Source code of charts
● ● ● ● ● ● ●

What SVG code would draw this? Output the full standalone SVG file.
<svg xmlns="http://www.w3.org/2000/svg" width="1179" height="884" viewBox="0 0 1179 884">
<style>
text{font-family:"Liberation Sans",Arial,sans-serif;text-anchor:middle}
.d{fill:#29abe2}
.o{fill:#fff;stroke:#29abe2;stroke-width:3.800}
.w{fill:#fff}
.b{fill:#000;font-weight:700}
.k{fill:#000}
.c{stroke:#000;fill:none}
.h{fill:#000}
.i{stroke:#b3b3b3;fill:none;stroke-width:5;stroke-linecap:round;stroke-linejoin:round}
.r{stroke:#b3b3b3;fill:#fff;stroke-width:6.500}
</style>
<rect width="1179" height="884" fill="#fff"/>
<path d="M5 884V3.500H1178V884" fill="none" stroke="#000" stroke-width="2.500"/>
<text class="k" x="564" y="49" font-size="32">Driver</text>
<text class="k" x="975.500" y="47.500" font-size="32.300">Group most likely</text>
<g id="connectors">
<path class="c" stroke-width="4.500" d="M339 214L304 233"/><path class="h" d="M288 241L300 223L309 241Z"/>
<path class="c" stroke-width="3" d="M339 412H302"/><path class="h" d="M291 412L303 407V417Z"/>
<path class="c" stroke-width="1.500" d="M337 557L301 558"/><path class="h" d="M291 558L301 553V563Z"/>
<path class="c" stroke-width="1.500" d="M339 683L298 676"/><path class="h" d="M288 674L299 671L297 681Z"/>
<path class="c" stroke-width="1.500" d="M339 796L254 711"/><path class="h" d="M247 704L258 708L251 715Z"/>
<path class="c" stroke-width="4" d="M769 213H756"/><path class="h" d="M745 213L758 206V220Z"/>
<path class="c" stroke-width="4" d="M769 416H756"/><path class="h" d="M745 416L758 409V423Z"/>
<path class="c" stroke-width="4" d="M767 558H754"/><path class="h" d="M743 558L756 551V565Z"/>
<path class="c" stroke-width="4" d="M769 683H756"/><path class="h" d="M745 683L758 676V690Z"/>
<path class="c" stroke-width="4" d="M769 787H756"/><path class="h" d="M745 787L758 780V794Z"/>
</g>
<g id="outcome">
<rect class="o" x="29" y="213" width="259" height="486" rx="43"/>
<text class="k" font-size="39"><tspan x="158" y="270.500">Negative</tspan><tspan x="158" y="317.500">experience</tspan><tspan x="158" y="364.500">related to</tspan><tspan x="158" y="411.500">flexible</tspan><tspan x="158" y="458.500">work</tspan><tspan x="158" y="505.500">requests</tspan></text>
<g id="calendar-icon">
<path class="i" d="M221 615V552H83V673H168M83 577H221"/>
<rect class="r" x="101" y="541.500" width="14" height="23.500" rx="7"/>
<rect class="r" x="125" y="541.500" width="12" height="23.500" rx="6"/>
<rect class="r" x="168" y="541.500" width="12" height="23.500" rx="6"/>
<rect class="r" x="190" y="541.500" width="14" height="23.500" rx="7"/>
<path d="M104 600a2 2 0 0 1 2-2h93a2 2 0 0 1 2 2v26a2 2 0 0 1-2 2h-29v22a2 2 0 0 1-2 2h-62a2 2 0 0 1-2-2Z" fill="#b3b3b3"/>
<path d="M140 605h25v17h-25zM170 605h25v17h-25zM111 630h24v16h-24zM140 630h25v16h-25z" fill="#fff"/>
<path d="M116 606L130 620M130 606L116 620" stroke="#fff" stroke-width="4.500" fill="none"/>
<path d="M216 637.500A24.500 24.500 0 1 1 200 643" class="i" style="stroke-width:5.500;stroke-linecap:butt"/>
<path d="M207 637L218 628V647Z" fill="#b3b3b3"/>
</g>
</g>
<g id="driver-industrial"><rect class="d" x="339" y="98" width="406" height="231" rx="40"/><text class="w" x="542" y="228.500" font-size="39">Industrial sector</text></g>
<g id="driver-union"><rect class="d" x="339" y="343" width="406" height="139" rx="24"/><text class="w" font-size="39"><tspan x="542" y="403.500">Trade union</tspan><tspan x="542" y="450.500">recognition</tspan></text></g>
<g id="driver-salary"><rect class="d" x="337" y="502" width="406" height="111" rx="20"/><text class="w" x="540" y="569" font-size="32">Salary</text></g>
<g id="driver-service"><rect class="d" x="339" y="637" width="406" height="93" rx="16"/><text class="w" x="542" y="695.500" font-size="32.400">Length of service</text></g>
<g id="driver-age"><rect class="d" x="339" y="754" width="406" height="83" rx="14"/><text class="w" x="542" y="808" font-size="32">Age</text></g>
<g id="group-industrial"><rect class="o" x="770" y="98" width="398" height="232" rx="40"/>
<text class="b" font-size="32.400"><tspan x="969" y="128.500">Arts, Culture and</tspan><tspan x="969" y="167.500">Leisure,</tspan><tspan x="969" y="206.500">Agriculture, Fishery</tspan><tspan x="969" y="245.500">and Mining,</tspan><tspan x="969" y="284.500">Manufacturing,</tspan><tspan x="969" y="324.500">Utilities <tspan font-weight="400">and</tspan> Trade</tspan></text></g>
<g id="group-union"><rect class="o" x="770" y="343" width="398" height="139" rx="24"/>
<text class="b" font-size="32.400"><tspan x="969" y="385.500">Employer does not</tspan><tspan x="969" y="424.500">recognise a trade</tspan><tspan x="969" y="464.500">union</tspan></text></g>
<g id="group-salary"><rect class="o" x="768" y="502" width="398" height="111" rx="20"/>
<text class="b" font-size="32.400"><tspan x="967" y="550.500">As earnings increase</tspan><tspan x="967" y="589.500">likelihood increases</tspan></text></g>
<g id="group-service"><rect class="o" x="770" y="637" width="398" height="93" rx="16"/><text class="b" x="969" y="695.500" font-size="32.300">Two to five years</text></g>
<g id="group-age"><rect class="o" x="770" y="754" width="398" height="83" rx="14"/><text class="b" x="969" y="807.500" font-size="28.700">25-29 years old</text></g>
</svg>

● ● ● ● ● ● ●

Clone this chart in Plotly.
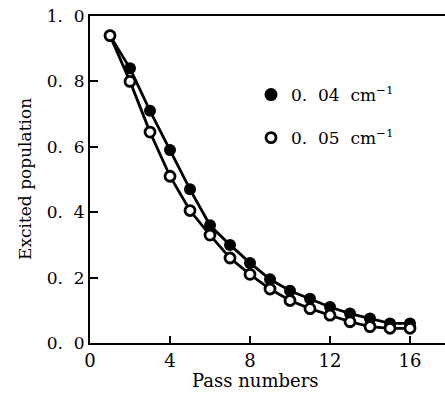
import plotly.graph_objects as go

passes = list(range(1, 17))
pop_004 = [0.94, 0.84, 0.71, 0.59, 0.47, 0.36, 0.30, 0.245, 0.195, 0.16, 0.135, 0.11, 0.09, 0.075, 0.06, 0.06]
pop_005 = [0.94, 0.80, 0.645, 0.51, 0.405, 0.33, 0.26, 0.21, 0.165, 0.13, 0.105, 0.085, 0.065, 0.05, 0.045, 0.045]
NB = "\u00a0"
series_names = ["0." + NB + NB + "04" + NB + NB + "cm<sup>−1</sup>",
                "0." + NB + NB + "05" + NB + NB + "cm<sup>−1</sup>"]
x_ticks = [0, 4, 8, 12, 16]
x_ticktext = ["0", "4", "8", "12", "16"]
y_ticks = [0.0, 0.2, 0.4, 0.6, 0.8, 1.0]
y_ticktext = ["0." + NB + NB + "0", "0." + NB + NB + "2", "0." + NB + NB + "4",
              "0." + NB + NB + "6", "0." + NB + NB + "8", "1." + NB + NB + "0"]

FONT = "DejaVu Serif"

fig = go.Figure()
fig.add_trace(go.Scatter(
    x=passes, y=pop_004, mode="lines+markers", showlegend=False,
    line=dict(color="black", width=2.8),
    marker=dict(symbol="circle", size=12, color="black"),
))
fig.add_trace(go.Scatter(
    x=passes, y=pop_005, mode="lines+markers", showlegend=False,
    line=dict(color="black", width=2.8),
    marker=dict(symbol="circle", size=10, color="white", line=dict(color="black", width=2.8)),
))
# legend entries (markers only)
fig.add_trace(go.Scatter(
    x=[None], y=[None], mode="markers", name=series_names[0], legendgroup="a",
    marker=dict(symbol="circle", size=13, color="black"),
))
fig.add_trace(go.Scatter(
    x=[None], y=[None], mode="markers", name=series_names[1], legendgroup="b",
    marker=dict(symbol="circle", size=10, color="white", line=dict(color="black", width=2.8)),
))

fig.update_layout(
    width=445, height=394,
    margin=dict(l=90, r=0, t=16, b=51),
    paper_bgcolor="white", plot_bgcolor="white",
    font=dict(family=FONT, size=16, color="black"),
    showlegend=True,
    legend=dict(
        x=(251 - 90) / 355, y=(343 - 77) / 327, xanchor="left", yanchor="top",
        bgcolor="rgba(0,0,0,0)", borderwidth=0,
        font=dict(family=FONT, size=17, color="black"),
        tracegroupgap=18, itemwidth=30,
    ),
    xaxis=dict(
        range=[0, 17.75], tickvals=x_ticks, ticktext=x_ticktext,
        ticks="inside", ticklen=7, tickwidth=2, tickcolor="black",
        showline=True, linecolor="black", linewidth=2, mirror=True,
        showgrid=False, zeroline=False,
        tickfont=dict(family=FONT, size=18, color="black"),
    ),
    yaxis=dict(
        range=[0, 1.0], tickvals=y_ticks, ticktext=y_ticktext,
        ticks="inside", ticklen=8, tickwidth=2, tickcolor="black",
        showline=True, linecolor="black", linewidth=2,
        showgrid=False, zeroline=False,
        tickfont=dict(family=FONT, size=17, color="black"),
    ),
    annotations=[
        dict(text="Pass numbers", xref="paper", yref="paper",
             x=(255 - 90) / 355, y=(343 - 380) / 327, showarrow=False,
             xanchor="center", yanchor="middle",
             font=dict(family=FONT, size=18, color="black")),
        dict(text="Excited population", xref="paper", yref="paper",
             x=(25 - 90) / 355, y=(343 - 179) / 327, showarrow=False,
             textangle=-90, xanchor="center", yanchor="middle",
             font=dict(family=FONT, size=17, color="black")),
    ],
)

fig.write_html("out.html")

● ● ● ● ● ● ●

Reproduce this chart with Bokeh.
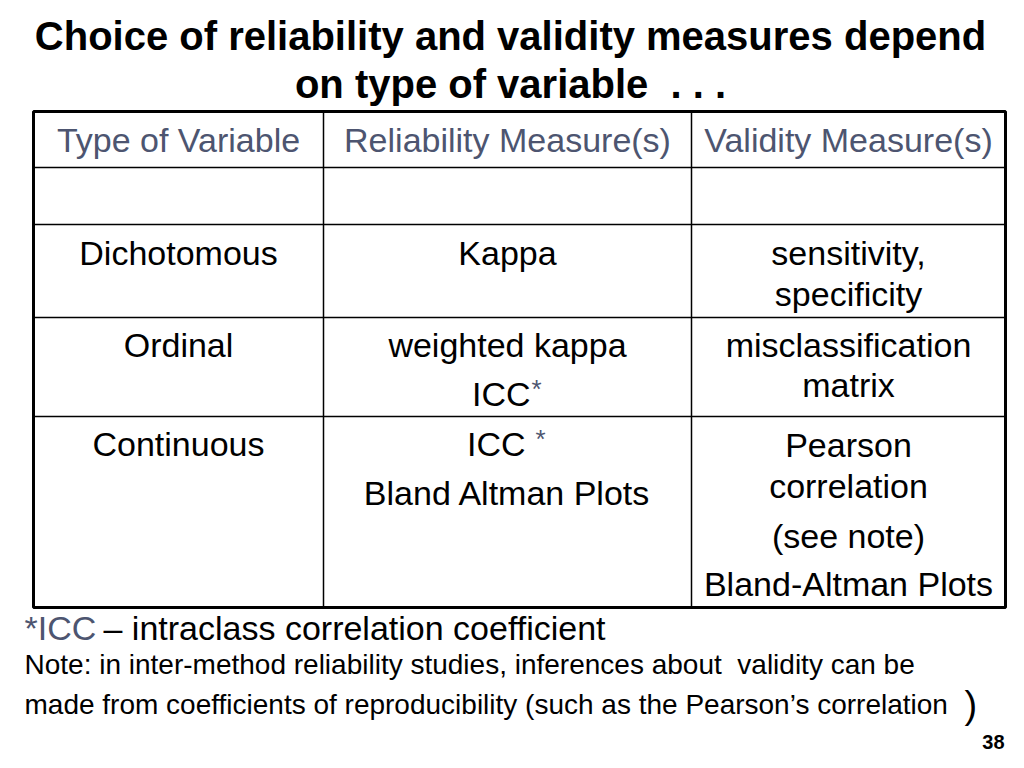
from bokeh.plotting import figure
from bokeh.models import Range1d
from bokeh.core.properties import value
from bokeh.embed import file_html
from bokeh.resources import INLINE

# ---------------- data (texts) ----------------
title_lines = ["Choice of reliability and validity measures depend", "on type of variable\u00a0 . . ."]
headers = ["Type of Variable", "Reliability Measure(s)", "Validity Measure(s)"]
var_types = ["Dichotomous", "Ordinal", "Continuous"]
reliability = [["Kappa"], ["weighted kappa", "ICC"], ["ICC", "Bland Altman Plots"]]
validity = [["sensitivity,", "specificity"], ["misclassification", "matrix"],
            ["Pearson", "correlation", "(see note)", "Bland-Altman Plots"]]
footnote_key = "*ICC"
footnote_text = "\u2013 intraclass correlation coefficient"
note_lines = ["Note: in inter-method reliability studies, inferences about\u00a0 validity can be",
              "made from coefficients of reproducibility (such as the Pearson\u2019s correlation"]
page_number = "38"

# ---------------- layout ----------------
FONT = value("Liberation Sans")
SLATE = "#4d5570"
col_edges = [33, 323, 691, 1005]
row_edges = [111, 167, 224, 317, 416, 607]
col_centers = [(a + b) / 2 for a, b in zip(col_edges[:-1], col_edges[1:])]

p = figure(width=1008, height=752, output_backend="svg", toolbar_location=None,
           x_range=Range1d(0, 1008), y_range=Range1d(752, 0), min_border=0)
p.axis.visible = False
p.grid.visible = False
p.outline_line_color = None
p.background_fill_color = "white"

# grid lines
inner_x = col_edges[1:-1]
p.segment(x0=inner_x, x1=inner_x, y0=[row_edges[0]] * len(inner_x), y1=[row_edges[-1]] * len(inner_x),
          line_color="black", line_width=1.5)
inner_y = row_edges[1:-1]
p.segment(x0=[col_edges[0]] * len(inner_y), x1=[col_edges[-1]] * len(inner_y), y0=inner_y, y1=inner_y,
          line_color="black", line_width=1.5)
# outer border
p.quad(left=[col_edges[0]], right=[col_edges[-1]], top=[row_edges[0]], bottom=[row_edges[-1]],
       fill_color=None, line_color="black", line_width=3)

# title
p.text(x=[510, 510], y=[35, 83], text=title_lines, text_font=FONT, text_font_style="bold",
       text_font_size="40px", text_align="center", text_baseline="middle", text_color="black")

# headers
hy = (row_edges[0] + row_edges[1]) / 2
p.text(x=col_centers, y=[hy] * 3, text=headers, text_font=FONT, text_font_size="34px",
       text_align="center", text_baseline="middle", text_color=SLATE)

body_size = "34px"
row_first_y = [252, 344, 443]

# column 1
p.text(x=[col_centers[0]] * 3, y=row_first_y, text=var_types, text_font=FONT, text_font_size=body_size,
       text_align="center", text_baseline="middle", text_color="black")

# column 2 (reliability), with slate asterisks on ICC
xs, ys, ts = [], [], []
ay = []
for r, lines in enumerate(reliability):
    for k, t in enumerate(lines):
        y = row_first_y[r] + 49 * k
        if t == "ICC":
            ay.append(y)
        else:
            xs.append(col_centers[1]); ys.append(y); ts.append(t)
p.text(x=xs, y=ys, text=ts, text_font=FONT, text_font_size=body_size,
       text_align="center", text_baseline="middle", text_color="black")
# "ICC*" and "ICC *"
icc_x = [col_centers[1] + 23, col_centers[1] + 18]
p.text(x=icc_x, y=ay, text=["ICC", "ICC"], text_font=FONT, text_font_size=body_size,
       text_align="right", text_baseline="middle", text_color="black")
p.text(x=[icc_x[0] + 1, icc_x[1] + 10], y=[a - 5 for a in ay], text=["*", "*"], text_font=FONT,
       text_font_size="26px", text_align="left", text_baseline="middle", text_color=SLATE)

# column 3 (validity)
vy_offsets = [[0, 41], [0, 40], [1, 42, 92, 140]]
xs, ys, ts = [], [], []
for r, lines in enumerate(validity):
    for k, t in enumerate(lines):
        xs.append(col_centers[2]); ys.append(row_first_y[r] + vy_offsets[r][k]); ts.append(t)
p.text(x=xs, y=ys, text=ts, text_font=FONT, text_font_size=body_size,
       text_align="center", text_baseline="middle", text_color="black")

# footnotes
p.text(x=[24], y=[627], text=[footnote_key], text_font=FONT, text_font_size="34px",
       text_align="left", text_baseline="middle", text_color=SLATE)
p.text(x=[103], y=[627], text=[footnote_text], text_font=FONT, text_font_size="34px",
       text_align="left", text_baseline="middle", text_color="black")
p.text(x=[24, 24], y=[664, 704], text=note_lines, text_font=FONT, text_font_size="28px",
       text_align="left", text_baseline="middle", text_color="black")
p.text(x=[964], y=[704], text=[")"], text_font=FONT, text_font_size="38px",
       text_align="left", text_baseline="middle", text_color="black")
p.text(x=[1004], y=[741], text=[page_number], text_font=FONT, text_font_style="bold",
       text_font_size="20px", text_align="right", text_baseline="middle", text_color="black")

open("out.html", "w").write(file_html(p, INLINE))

● ● ● ● ● ● ●

Starting at the line that contains "Reproduce this chart with Bokeh." and stopping after the line that contains "from bokeh.resources import INLINE", copy every line exactly. Leave any pictures behind.

Reproduce this chart with Bokeh.
from bokeh.plotting import figure
from bokeh.models import Range1d
from bokeh.core.properties import value
from bokeh.embed import file_html
from bokeh.resources import INLINE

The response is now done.